Exercise input:
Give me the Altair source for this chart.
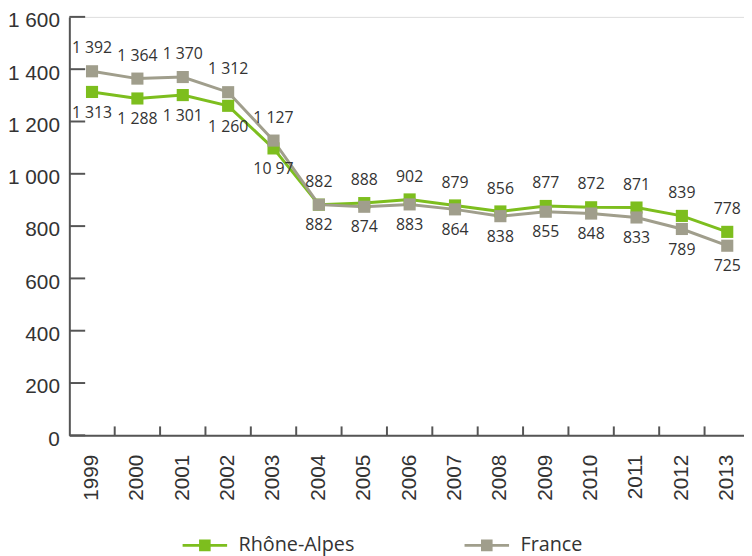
import altair as alt
import pandas as pd

# ---- data ----
years = [str(y) for y in range(1999, 2014)]
rhone_alpes = [1313, 1288, 1301, 1260, 1097, 882, 888, 902, 879, 856, 877, 872, 871, 839, 778]
france = [1392, 1364, 1370, 1312, 1127, 882, 874, 883, 864, 838, 855, 848, 833, 789, 725]
y_ticks = [0, 200, 400, 600, 800, 1000, 1200, 1400, 1600]
series_names = ["Rhône-Alpes", "France"]
series_colors = ["#7dbe1e", "#a09e8c"]


def fmt(v):
    return f"{v:,}".replace(",", " ")


ra_labels = [fmt(v) for v in rhone_alpes]
ra_labels[4] = "10 97"  # as printed on the reference
fr_labels = [fmt(v) for v in france]

rows = []
for i, yr in enumerate(years):
    ra, fr = rhone_alpes[i], france[i]
    rows.append(dict(year=yr, series="Rhône-Alpes", value=ra, label=ra_labels[i],
                     side="above" if ra >= fr else "below"))
    rows.append(dict(year=yr, series="France", value=fr, label=fr_labels[i],
                     side="above" if fr > ra else "below"))
df = pd.DataFrame(rows)
ticks_df = pd.DataFrame({"v": y_ticks})
xt_df = pd.DataFrame({"year": years[:-1]})

FONT = "Open Sans"
AXFONT = "Liberation Sans"
TXT = "#333333"
AX = "#555555"

PLOT_W, PLOT_H = 688, 423

x_scale = alt.Scale(type="band", domain=years, paddingInner=0, paddingOuter=0)
y_scale = alt.Scale(domain=[0, 1600], nice=False)
x_axis = alt.Axis(title=None, ticks=False, labelAngle=270, labelPadding=19, labelFontSize=21,
                  labelFont=AXFONT, labelColor=TXT, domainColor=AX, domainWidth=2, grid=False)
y_axis = alt.Axis(title=None, ticks=False, values=y_ticks, labelPadding=10, labelFontSize=21,
                  labelFont=AXFONT, labelColor=TXT, domainColor=AX, domainWidth=2, grid=False,
                  labelOffset=4,
                  labelExpr="replace(format(datum.value, ','), ',', ' ')")

X = alt.X("year:O", scale=x_scale, axis=x_axis)
Y = alt.Y("value:Q", scale=y_scale, axis=y_axis)

legend_path = ("M-1,0L1,0"
               "M-0.26,-0.2L0.26,-0.2M-0.26,-0.1L0.26,-0.1M-0.26,0L0.26,0"
               "M-0.26,0.1L0.26,0.1M-0.26,0.2L0.26,0.2")
color = alt.Color("series:N", scale=alt.Scale(domain=series_names, range=series_colors),
                  legend=alt.Legend(title=None, orient="none", direction="horizontal",
                                    legendX=113, legendY=510, symbolType=legend_path,
                                    symbolSize=2025, symbolStrokeWidth=3, labelOffset=10,
                                    columnPadding=104, padding=0, labelFontSize=20,
                                    labelFont=FONT, labelColor=TXT))

base = alt.Chart(df)

ytick_rules = alt.Chart(ticks_df).mark_rule(color=AX, strokeWidth=2).encode(
    y=alt.Y("v:Q", scale=y_scale, axis=y_axis), x=alt.value(0), x2=alt.value(16))
xtick_rules = alt.Chart(xt_df).mark_rule(color=AX, strokeWidth=2).encode(
    x=alt.X("year:O", scale=x_scale, axis=x_axis, bandPosition=1),
    y=alt.value(PLOT_H - 9), y2=alt.value(PLOT_H))

layers = []
for s in series_names:
    layers.append(base.transform_filter(alt.datum.series == s)
                  .mark_line(strokeWidth=3).encode(x=X, y=Y, color=color))
for s in series_names:
    layers.append(base.transform_filter(alt.datum.series == s)
                  .mark_square(size=150, opacity=1, filled=True).encode(x=X, y=Y, color=color))

lab_above = base.transform_filter(alt.datum.side == "above").mark_text(
    dy=-23, fontSize=16, font=FONT, color=TXT, baseline="middle").encode(x=X, y=Y, text="label:N")
lab_below = base.transform_filter(alt.datum.side == "below").mark_text(
    dy=21, fontSize=16, font=FONT, color=TXT, baseline="middle").encode(x=X, y=Y, text="label:N")

chart = alt.layer(*layers, ytick_rules, xtick_rules, lab_above, lab_below).properties(
    width=PLOT_W, height=PLOT_H,
    autosize=alt.AutoSizeParams(type="none"),
    padding={"left": 62, "top": 6, "right": -6, "bottom": 119},
).configure_view(stroke=None).configure(background="white")

chart.save("out.html", embed_options={"renderer": "svg", "actions": False})
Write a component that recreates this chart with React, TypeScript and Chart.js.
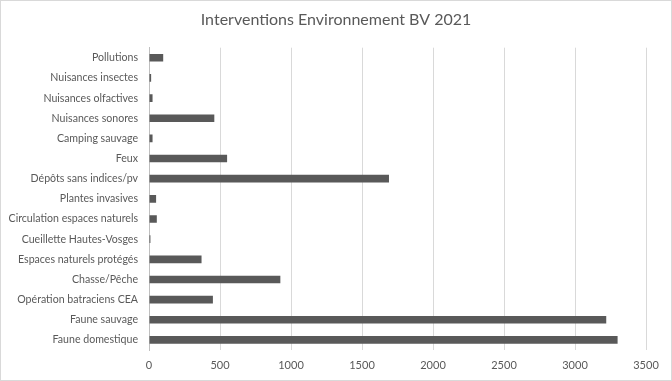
import React, { useEffect, useRef } from "react";
import { Chart, registerables } from "chart.js";

Chart.register(...registerables);

const chartTitle = "Interventions Environnement BV 2021";
const categories = [
  "Pollutions",
  "Nuisances insectes",
  "Nuisances olfactives",
  "Nuisances sonores",
  "Camping sauvage",
  "Feux",
  "Dépôts sans indices/pv",
  "Plantes invasives",
  "Circulation espaces naturels",
  "Cueillette Hautes-Vosges",
  "Espaces naturels protégés",
  "Chasse/Pêche",
  "Opération batraciens CEA",
  "Faune sauvage",
  "Faune domestique",
];
const values = [100, 15, 25, 460, 25, 550, 1690, 50, 55, 10, 370, 925, 450, 3220, 3300];
const xMin = 0;
const xMax = 3500;
const xStep = 500;

const FONT = "Lato, 'Open Sans', sans-serif";
const TEXT = "#595959";

const borderPlugin = {
  id: "outerBorder",
  beforeDraw(chart: any) {
    const ctx = chart.ctx;
    ctx.save();
    ctx.fillStyle = "#ffffff";
    ctx.fillRect(0, 0, chart.width, chart.height);
    ctx.strokeStyle = "#d9d9d9";
    ctx.lineWidth = 1;
    ctx.strokeRect(0.5, 0.5, chart.width - 1, chart.height - 1);
    ctx.restore();
  },
  afterLayout(chart: any) {
    const t = chart.titleBlock;
    if (t) {
      t.left = 0;
      t.right = chart.width;
      t.width = chart.width;
    }
  },
};

export default function App() {
  const ref = useRef<HTMLCanvasElement | null>(null);
  useEffect(() => {
    if (!ref.current) return;
    const chart = new Chart(ref.current, {
      type: "bar",
      data: {
        labels: categories,
        datasets: [
          {
            data: values,
            backgroundColor: "#595959",
            borderWidth: 0,
            barPercentage: 0.38,
            categoryPercentage: 1,
          },
        ],
      },
      options: {
        indexAxis: "y",
        animation: false,
        responsive: false,
        maintainAspectRatio: false,
        layout: { padding: { left: 0, right: 26, top: 0, bottom: 0 } },
        plugins: {
          legend: { display: false },
          tooltip: { enabled: false },
          title: {
            display: true,
            text: chartTitle,
            color: TEXT,
            font: { family: FONT, size: 16, weight: "normal" },
            padding: { top: 10.5, bottom: 18 },
          },
        },
        scales: {
          x: {
            min: xMin,
            max: xMax,
            ticks: {
              stepSize: xStep,
              color: TEXT,
              font: { family: FONT, size: 11 },
              padding: 9,
              callback: (v: any) => String(v),
            },
            grid: { color: "#d9d9d9", drawTicks: false, lineWidth: 1 },
            border: { display: false },
            afterFit(scale: any) {
              scale.height = 31;
            },
          },
          y: {
            ticks: {
              color: TEXT,
              font: { family: FONT, size: 10.6 },
              padding: 11,
              autoSkip: false,
            },
            grid: { display: false, drawTicks: false },
            border: { display: true, color: "#bfbfbf" },
            afterFit(scale: any) {
              scale.width = 149;
            },
          },
        },
      },
      plugins: [borderPlugin],
    } as any);
    return () => chart.destroy();
  }, []);
  return (
    <div style={{ position: "fixed", left: 0, top: 0, width: 672, height: 381 }}>
      <canvas ref={ref} width={672} height={381} style={{ width: 672, height: 381, display: "block" }} />
    </div>
  );
}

Problem requirements:
Go back to the entries above and restate word for word every line from the first through the one that contains "import pandas as pd", leaving the pictures behind.

Answer to this problem:
Give me the Altair source for this chart.
import altair as alt
import pandas as pd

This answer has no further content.